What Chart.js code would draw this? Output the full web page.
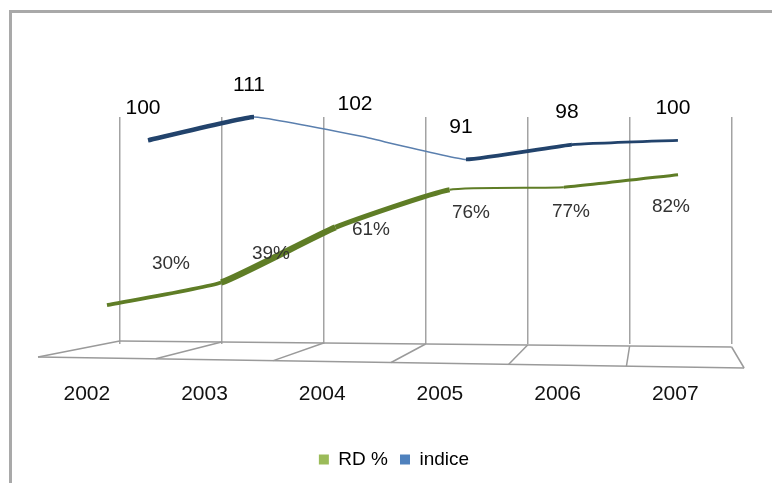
<!DOCTYPE html>
<html>
<head>
<meta charset="utf-8">
<script src="https://cdn.jsdelivr.net/npm/chart.js@4"></script>
<style>
  body { margin: 0; background: #fff; }
  #frame { position: absolute; left: 9px; top: 10px; right: 0; bottom: 0;
           border-left: 3px solid #a9a9a9; border-top: 3px solid #a9a9a9; }
  #chart { position: absolute; left: 0; top: 0; }
</style>
</head>
<body>
<div id="frame"></div>
<canvas id="chart" width="772" height="483"></canvas>
<script>
// values
const years = [2002, 2003, 2004, 2005, 2006, 2007];
const rdPct = [30, 39, 61, 76, 77, 82];
const indice = [100, 111, 102, 91, 98, 100];

const green = '#9bbb59';
const blue = '#4f81bd';
const font = "'Liberation Sans', Arial, sans-serif";

// ribbon look: rising segments appear thicker, like the 3D band
function ribbonWidth(ctx, base) {
    const rise = ctx.p0.y - ctx.p1.y;
    const run = ctx.p1.x - ctx.p0.x;
    if (rise <= 0) return 1.5;
    return base + 9 * rise / run;
}

// back wall grid, floor and value labels
const decor = {
    id: 'decor',
    beforeDatasetsDraw(chart) {
        const { ctx, chartArea, scales } = chart;
        const g = scales.xgrid, lab = scales.xlab;
        const b = chartArea.bottom;
        ctx.save();
        ctx.strokeStyle = '#9a9a9a';
        ctx.lineWidth = 1.5;
        // floor back edge
        ctx.beginPath();
        ctx.moveTo(g.getPixelForValue(0), b - 3);
        ctx.lineTo(g.getPixelForValue(years.length), b + 3);
        ctx.stroke();
        // floor front edge + dividers
        const f0 = lab.getPixelForValue(years[0] - 0.5);
        const f1 = lab.getPixelForValue(years[years.length - 1] + 0.5);
        ctx.beginPath();
        ctx.moveTo(f0, b + 13);
        ctx.lineTo(f1, b + 24);
        ctx.stroke();
        for (let i = 0; i <= years.length; i++) {
            const bx = g.getPixelForValue(i);
            const fx = lab.getPixelForValue(years[0] - 0.5 + i);
            const t = i / years.length;
            ctx.beginPath();
            ctx.moveTo(bx, b - 3 + 6 * t);
            ctx.lineTo(fx, b + 13 + 11 * t);
            ctx.stroke();
        }
        ctx.restore();
    },
    afterDatasetsDraw(chart) {
        const { ctx, scales } = chart;
        ctx.save();
        ctx.textAlign = 'center';
        ctx.textBaseline = 'middle';
        // indice labels above the blue line
        const blueMeta = chart.getDatasetMeta(1);
        ctx.font = '21px ' + font;
        ctx.fillStyle = '#000';
        blueMeta.data.forEach((pt, i) => {
            ctx.fillText(String(indice[i]), pt.x - 5, pt.y - 32);
        });
        // RD % labels placed on their own hidden scales
        ctx.font = '19px ' + font;
        ctx.fillStyle = '#333';
        rdPct.forEach((v, i) => {
            const x = scales.xl.getPixelForValue(years[i]);
            const y = scales.yl.getPixelForValue(v);
            ctx.fillText(v + '%', x, y);
        });
        ctx.restore();
    }
};

new Chart(document.getElementById('chart'), {
    type: 'line',
    data: {
        datasets: [{
            label: 'RD %',
            data: years.map((y, i) => ({ x: y, y: rdPct[i] })),
            xAxisID: 'xg',
            yAxisID: 'y1',
            borderColor: '#5f7d26',
            pointRadius: 0,
            tension: 0.15,
            segment: { borderWidth: c => ribbonWidth(c, 2) }
        }, {
            label: 'indice',
            data: years.map((y, i) => ({ x: y, y: indice[i] })),
            xAxisID: 'xb',
            yAxisID: 'y2',
            borderColor: '#22436c',
            pointRadius: 0,
            tension: 0.1,
            clip: false,
            segment: {
                borderWidth: c => ribbonWidth(c, 2.5),
                borderColor: c => (c.p1.y > c.p0.y ? '#5a7fae' : '#22436c')
            }
        }]
    },
    options: {
        responsive: false,
        animation: false,
        layout: { padding: { left: 38, right: 22, top: 117, bottom: 4 } },
        plugins: {
            legend: {
                position: 'bottom',
                labels: {
                    boxWidth: 10,
                    boxHeight: 10,
                    padding: 12,
                    color: '#111',
                    font: { family: font, size: 19 },
                    generateLabels: chart => chart.data.datasets.map((ds, i) => ({
                        text: ds.label,
                        fillStyle: i === 0 ? green : blue,
                        strokeStyle: i === 0 ? green : blue,
                        lineWidth: 0,
                        datasetIndex: i
                    }))
                }
            },
            tooltip: { enabled: false }
        },
        scales: {
            xlab: {
                type: 'linear',
                position: 'bottom',
                min: 2001.5,
                max: 2007.55,
                grid: { display: false, drawTicks: false },
                border: { display: false },
                afterFit: s => { s.height = 94; },
                ticks: {
                    stepSize: 1,
                    includeBounds: false,
                    padding: 38,
                    labelOffset: -10,
                    color: '#111',
                    font: { family: font, size: 21 },
                    callback: v => String(v)
                }
            },
            xgrid: {
                type: 'linear',
                position: 'bottom',
                min: -0.8,
                max: 6.18,
                grid: { color: '#a3a3a3', lineWidth: 1.5, drawTicks: false },
                border: { display: false },
                afterFit: s => { s.height = 0; },
                ticks: { display: false, stepSize: 1, includeBounds: false }
            },
            xg: { type: 'linear', display: false, min: 2001.396, max: 2007.63 },
            xb: { type: 'linear', display: false, min: 2000.962, max: 2007.68 },
            xl: { type: 'linear', display: false, min: 2000.67, max: 2007.79 },
            y1: { type: 'linear', display: false, min: 14.5, max: 105 },
            y2: { type: 'linear', display: false, min: 4, max: 111 },
            yl: { type: 'linear', display: false, min: -42.6, max: 162.8 }
        }
    },
    plugins: [decor]
});
</script>
</body>
</html>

+++

- [Work required]: Repeat the data exactly in full, omitting its pictures.

- [Final result]:
What Chart.js code would draw this? Output the full web page.
<!DOCTYPE html>
<html>
<head>
<meta charset="utf-8">
<script src="https://cdn.jsdelivr.net/npm/chart.js@4"></script>
<style>
  body { margin: 0; background: #fff; }
  #frame { position: absolute; left: 9px; top: 10px; right: 0; bottom: 0;
           border-left: 3px solid #a9a9a9; border-top: 3px solid #a9a9a9; }
  #chart { position: absolute; left: 0; top: 0; }
</style>
</head>
<body>
<div id="frame"></div>
<canvas id="chart" width="772" height="483"></canvas>
<script>
// values
const years = [2002, 2003, 2004, 2005, 2006, 2007];
const rdPct = [30, 39, 61, 76, 77, 82];
const indice = [100, 111, 102, 91, 98, 100];

const green = '#9bbb59';
const blue = '#4f81bd';
const font = "'Liberation Sans', Arial, sans-serif";

// ribbon look: rising segments appear thicker, like the 3D band
function ribbonWidth(ctx, base) {
    const rise = ctx.p0.y - ctx.p1.y;
    const run = ctx.p1.x - ctx.p0.x;
    if (rise <= 0) return 1.5;
    return base + 9 * rise / run;
}

// back wall grid, floor and value labels
const decor = {
    id: 'decor',
    beforeDatasetsDraw(chart) {
        const { ctx, chartArea, scales } = chart;
        const g = scales.xgrid, lab = scales.xlab;
        const b = chartArea.bottom;
        ctx.save();
        ctx.strokeStyle = '#9a9a9a';
        ctx.lineWidth = 1.5;
        // floor back edge
        ctx.beginPath();
        ctx.moveTo(g.getPixelForValue(0), b - 3);
        ctx.lineTo(g.getPixelForValue(years.length), b + 3);
        ctx.stroke();
        // floor front edge + dividers
        const f0 = lab.getPixelForValue(years[0] - 0.5);
        const f1 = lab.getPixelForValue(years[years.length - 1] + 0.5);
        ctx.beginPath();
        ctx.moveTo(f0, b + 13);
        ctx.lineTo(f1, b + 24);
        ctx.stroke();
        for (let i = 0; i <= years.length; i++) {
            const bx = g.getPixelForValue(i);
            const fx = lab.getPixelForValue(years[0] - 0.5 + i);
            const t = i / years.length;
            ctx.beginPath();
            ctx.moveTo(bx, b - 3 + 6 * t);
            ctx.lineTo(fx, b + 13 + 11 * t);
            ctx.stroke();
        }
        ctx.restore();
    },
    afterDatasetsDraw(chart) {
        const { ctx, scales } = chart;
        ctx.save();
        ctx.textAlign = 'center';
        ctx.textBaseline = 'middle';
        // indice labels above the blue line
        const blueMeta = chart.getDatasetMeta(1);
        ctx.font = '21px ' + font;
        ctx.fillStyle = '#000';
        blueMeta.data.forEach((pt, i) => {
            ctx.fillText(String(indice[i]), pt.x - 5, pt.y - 32);
        });
        // RD % labels placed on their own hidden scales
        ctx.font = '19px ' + font;
        ctx.fillStyle = '#333';
        rdPct.forEach((v, i) => {
            const x = scales.xl.getPixelForValue(years[i]);
            const y = scales.yl.getPixelForValue(v);
            ctx.fillText(v + '%', x, y);
        });
        ctx.restore();
    }
};

new Chart(document.getElementById('chart'), {
    type: 'line',
    data: {
        datasets: [{
            label: 'RD %',
            data: years.map((y, i) => ({ x: y, y: rdPct[i] })),
            xAxisID: 'xg',
            yAxisID: 'y1',
            borderColor: '#5f7d26',
            pointRadius: 0,
            tension: 0.15,
            segment: { borderWidth: c => ribbonWidth(c, 2) }
        }, {
            label: 'indice',
            data: years.map((y, i) => ({ x: y, y: indice[i] })),
            xAxisID: 'xb',
            yAxisID: 'y2',
            borderColor: '#22436c',
            pointRadius: 0,
            tension: 0.1,
            clip: false,
            segment: {
                borderWidth: c => ribbonWidth(c, 2.5),
                borderColor: c => (c.p1.y > c.p0.y ? '#5a7fae' : '#22436c')
            }
        }]
    },
    options: {
        responsive: false,
        animation: false,
        layout: { padding: { left: 38, right: 22, top: 117, bottom: 4 } },
        plugins: {
            legend: {
                position: 'bottom',
                labels: {
                    boxWidth: 10,
                    boxHeight: 10,
                    padding: 12,
                    color: '#111',
                    font: { family: font, size: 19 },
                    generateLabels: chart => chart.data.datasets.map((ds, i) => ({
                        text: ds.label,
                        fillStyle: i === 0 ? green : blue,
                        strokeStyle: i === 0 ? green : blue,
                        lineWidth: 0,
                        datasetIndex: i
                    }))
                }
            },
            tooltip: { enabled: false }
        },
        scales: {
            xlab: {
                type: 'linear',
                position: 'bottom',
                min: 2001.5,
                max: 2007.55,
                grid: { display: false, drawTicks: false },
                border: { display: false },
                afterFit: s => { s.height = 94; },
                ticks: {
                    stepSize: 1,
                    includeBounds: false,
                    padding: 38,
                    labelOffset: -10,
                    color: '#111',
                    font: { family: font, size: 21 },
                    callback: v => String(v)
                }
            },
            xgrid: {
                type: 'linear',
                position: 'bottom',
                min: -0.8,
                max: 6.18,
                grid: { color: '#a3a3a3', lineWidth: 1.5, drawTicks: false },
                border: { display: false },
                afterFit: s => { s.height = 0; },
                ticks: { display: false, stepSize: 1, includeBounds: false }
            },
            xg: { type: 'linear', display: false, min: 2001.396, max: 2007.63 },
            xb: { type: 'linear', display: false, min: 2000.962, max: 2007.68 },
            xl: { type: 'linear', display: false, min: 2000.67, max: 2007.79 },
            y1: { type: 'linear', display: false, min: 14.5, max: 105 },
            y2: { type: 'linear', display: false, min: 4, max: 111 },
            yl: { type: 'linear', display: false, min: -42.6, max: 162.8 }
        }
    },
    plugins: [decor]
});
</script>
</body>
</html>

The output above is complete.